▶ _Request_
Include the line containing "38, 40, 42];" and all lines before it, repeated exactly from the listing below, without pictures.
-- START --
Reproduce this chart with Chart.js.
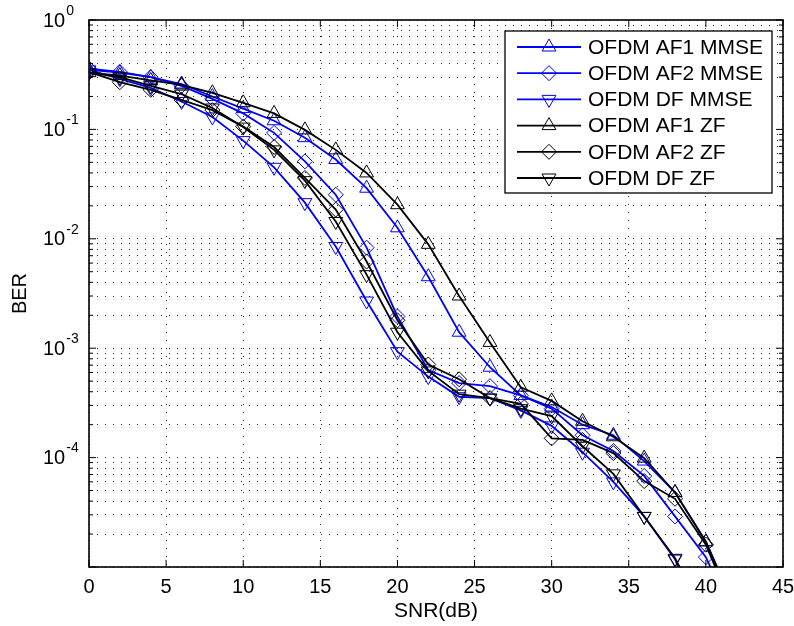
<!DOCTYPE html>
<html>
<head>
<meta charset="utf-8">
<script src="https://cdn.jsdelivr.net/npm/chart.js@4.4.0/dist/chart.umd.min.js"></script>
<style>
  body { margin: 0; background: #fff; }
  #wrap { width: 794px; height: 626px; }
</style>
</head>
<body>
<div id="wrap"><canvas id="myChart" width="794" height="626"></canvas></div>
<script>
// SNR points (dB) and BER curves
var snr = [0, 2, 4, 6, 8, 10, 12, 14, 16, 18, 20, 22, 24, 26, 28, 30, 32, 34, 36, 38, 40, 42];

var af1Mmse = [0.35, 0.33, 0.30, 0.26, 0.20, 0.155, 0.12, 0.084, 0.053, 0.029, 0.0126, 0.0045, 0.0014, 6.7e-4, 3.7e-4, 2.9e-4, 2.0e-4, 1.6e-4, 9.3e-5, 4.8e-5, 1.7e-5, 4e-6];
var af2Mmse = [0.36, 0.335, 0.30, 0.25, 0.19, 0.14, 0.093, 0.051, 0.0253, 0.0083, 0.00195, 6.3e-4, 4.8e-4, 4.5e-4, 3.7e-4, 2.8e-4, 1.6e-4, 1.15e-4, 6.8e-5, 2.9e-5, 1.23e-5, 3e-6];
var dfMmse  = [0.35, 0.29, 0.24, 0.18, 0.13, 0.079, 0.045, 0.0214, 0.0085, 0.0027, 9.3e-4, 5.5e-4, 3.6e-4, 3.5e-4, 2.7e-4, 1.95e-4, 1.12e-4, 6.0e-5, 2.9e-5, 1.18e-5, 2.3e-6, null];
var af1Zf   = [0.33, 0.31, 0.28, 0.255, 0.216, 0.175, 0.14, 0.099, 0.065, 0.040, 0.0205, 0.0089, 0.0030, 0.00113, 4.4e-4, 3.3e-4, 2.15e-4, 1.55e-4, 9.9e-5, 4.8e-5, 1.7e-5, 3.7e-6];
var af2Zf   = [0.335, 0.27, 0.23, 0.186, 0.15, 0.106, 0.069, 0.036, 0.0185, 0.0062, 0.0018, 7.1e-4, 5.2e-4, 3.5e-4, 3.1e-4, 1.5e-4, 1.45e-4, 1.1e-4, 6.1e-5, 4.2e-5, 1.6e-5, 3.4e-6];
var dfZf    = [0.33, 0.30, 0.25, 0.21, 0.157, 0.105, 0.065, 0.034, 0.0144, 0.0047, 0.0014, 6.2e-4, 3.8e-4, 3.5e-4, 2.8e-4, 2.4e-4, 1.27e-4, 7.1e-5, 2.9e-5, 1.2e-5, 3.5e-6, null];

var seriesNames = ['OFDM AF1 MMSE', 'OFDM AF2 MMSE', 'OFDM DF MMSE', 'OFDM AF1 ZF', 'OFDM AF2 ZF', 'OFDM DF ZF'];
var seriesData = [af1Mmse, af2Mmse, dfMmse, af1Zf, af2Zf, dfZf];
var seriesColors = ['#0000ff', '#0000ff', '#0000ff', '#000000', '#000000', '#000000'];
var seriesMarkers = ['triangle', 'rectRot', 'triangle', 'triangle', 'rectRot', 'triangle'];
var seriesRotation = [0, 0, 180, 0, 0, 180];

// axis ticks
var xTicks = [0, 5, 10, 15, 20, 25, 30, 35, 40, 45];
var yDecades = [1e-5, 1e-4, 1e-3, 1e-2, 1e-1, 1];
var yDecadeLabels = ['', '-4', '-3', '-2', '-1', '0'];
var yTickValues = [];
yDecades.forEach(function(d, i) {
    for (var k = 1; k <= 9; k++) {
        if (i == yDecades.length - 1 && k > 1) break;
        yTickValues.push(d * k);
    }
});

var FONT = '"Liberation Sans", Arial, Helvetica, sans-serif';

var datasets = seriesNames.map(function(name, i) {
    return {
        label: name,
        data: snr.map(function(x, j) { return { x: x, y: seriesData[i][j] }; }),
        borderColor: seriesColors[i],
        backgroundColor: 'rgba(0,0,0,0)',
        borderWidth: 1.8,
        pointStyle: seriesMarkers[i],
        pointRotation: seriesRotation[i],
        pointRadius: seriesMarkers[i] == 'rectRot' ? 7.5 : 8,
        pointBorderWidth: 1,
        pointBorderColor: seriesColors[i],
        pointBackgroundColor: 'rgba(0,0,0,0)',
        tension: 0,
        spanGaps: false,
        order: 6 - i
    };
});

// frame, inward ticks, y labels with exponents, legend box
var matlabLook = {
    id: 'matlabLook',
    afterDraw: function(chart) {
        var ctx = chart.ctx;
        var a = chart.chartArea;
        var xs = chart.scales.x, ys = chart.scales.y;
        ctx.save();
        ctx.strokeStyle = '#000';
        ctx.lineWidth = 1.6;
        ctx.strokeRect(a.left, a.top, a.right - a.left, a.bottom - a.top);
        ctx.lineWidth = 1;
        ctx.beginPath();
        xTicks.forEach(function(v) {
            var px = xs.getPixelForValue(v);
            ctx.moveTo(px, a.bottom); ctx.lineTo(px, a.bottom - 7);
            ctx.moveTo(px, a.top); ctx.lineTo(px, a.top + 7);
        });
        yTickValues.forEach(function(v) {
            var py = ys.getPixelForValue(v);
            var len = yDecades.indexOf(v) >= 0 ? 7 : 4;
            ctx.moveTo(a.left, py); ctx.lineTo(a.left + len, py);
            ctx.moveTo(a.right, py); ctx.lineTo(a.right - len, py);
        });
        ctx.stroke();

        // y tick labels 10^n
        ctx.fillStyle = '#000';
        ctx.textAlign = 'left';
        ctx.textBaseline = 'middle';
        yDecades.forEach(function(v, i) {
            if (!yDecadeLabels[i]) return;
            var py = ys.getPixelForValue(v);
            ctx.font = '20px ' + FONT;
            ctx.fillText('10', 43, py + 1);
            var w = ctx.measureText('10').width;
            ctx.font = '14px ' + FONT;
            ctx.fillText(yDecadeLabels[i], 43 + w + 1, py - 9);
        });

        // legend
        var bx = 505, by = 31, bw = 267, bh = 162;
        ctx.fillStyle = '#fff';
        ctx.fillRect(bx, by, bw, bh);
        ctx.lineWidth = 1.3;
        ctx.strokeStyle = '#000';
        ctx.strokeRect(bx, by, bw, bh);
        seriesNames.forEach(function(name, i) {
            var yy = by + 16 + i * 26.2;
            ctx.strokeStyle = seriesColors[i];
            ctx.lineWidth = 1.8;
            ctx.beginPath();
            ctx.moveTo(517, yy); ctx.lineTo(581, yy);
            ctx.stroke();
            ctx.lineWidth = 1;
            ctx.fillStyle = 'rgba(0,0,0,0)';
            Chart.helpers.drawPoint(ctx, {
                pointStyle: seriesMarkers[i],
                rotation: seriesRotation[i],
                radius: seriesMarkers[i] == 'rectRot' ? 7.5 : 8,
                borderWidth: 1
            }, 549, yy);
            ctx.fillStyle = '#000';
            ctx.font = '21px ' + FONT;
            ctx.textBaseline = 'middle';
            ctx.fillText(name, 588, yy + 1);
        });
        ctx.restore();
    }
};

var ctx = document.getElementById('myChart');
var myChart = new Chart(ctx, {
    type: 'line',
    data: { datasets: datasets },
    options: {
        responsive: false,
        animation: false,
        layout: { autoPadding: false, padding: { top: 20, right: 11, left: 0, bottom: 0 } },
        plugins: {
            legend: { display: false },
            tooltip: { enabled: false }
        },
        scales: {
            x: {
                type: 'linear',
                min: 0,
                max: 45,
                ticks: {
                    stepSize: 5,
                    color: '#000',
                    font: { family: FONT, size: 20 },
                    padding: 8,
                    maxRotation: 0
                },
                afterBuildTicks: function(scale) {
                    scale.ticks = xTicks.map(function(v) { return { value: v }; });
                },
                afterFit: function(scale) {
                    scale.height = 59;
                    scale.paddingLeft = 0;
                    scale.paddingRight = 0;
                },
                grid: { color: 'rgba(0,0,0,0.85)', lineWidth: 1, drawTicks: false },
                border: { display: false, dash: [1, 7] },
                title: {
                    display: true,
                    text: 'SNR(dB)',
                    color: '#000',
                    font: { family: FONT, size: 21 },
                    padding: { top: 0, bottom: 2 }
                }
            },
            y: {
                type: 'logarithmic',
                min: 1e-5,
                max: 1,
                ticks: { display: false },
                afterBuildTicks: function(scale) {
                    scale.ticks = yTickValues.map(function(v) { return { value: v, major: yDecades.indexOf(v) >= 0 }; });
                },
                afterFit: function(scale) {
                    scale.width = 89;
                    scale.paddingTop = 0;
                    scale.paddingBottom = 0;
                },
                grid: { color: 'rgba(0,0,0,0.85)', lineWidth: 1, drawTicks: false },
                border: { display: false, dash: [1, 7] },
                title: {
                    display: true,
                    text: 'BER',
                    color: '#000',
                    font: { family: FONT, size: 20 },
                    padding: { top: 8, bottom: 0 }
                }
            }
        }
    },
    plugins: [matlabLook]
});
</script>
</body>
</html>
-- END --
▶ _Response_
Reproduce this chart with Chart.js.
<!DOCTYPE html>
<html>
<head>
<meta charset="utf-8">
<script src="https://cdn.jsdelivr.net/npm/chart.js@4.4.0/dist/chart.umd.min.js"></script>
<style>
  body { margin: 0; background: #fff; }
  #wrap { width: 794px; height: 626px; }
</style>
</head>
<body>
<div id="wrap"><canvas id="myChart" width="794" height="626"></canvas></div>
<script>
// SNR points (dB) and BER curves
var snr = [0, 2, 4, 6, 8, 10, 12, 14, 16, 18, 20, 22, 24, 26, 28, 30, 32, 34, 36, 38, 40, 42];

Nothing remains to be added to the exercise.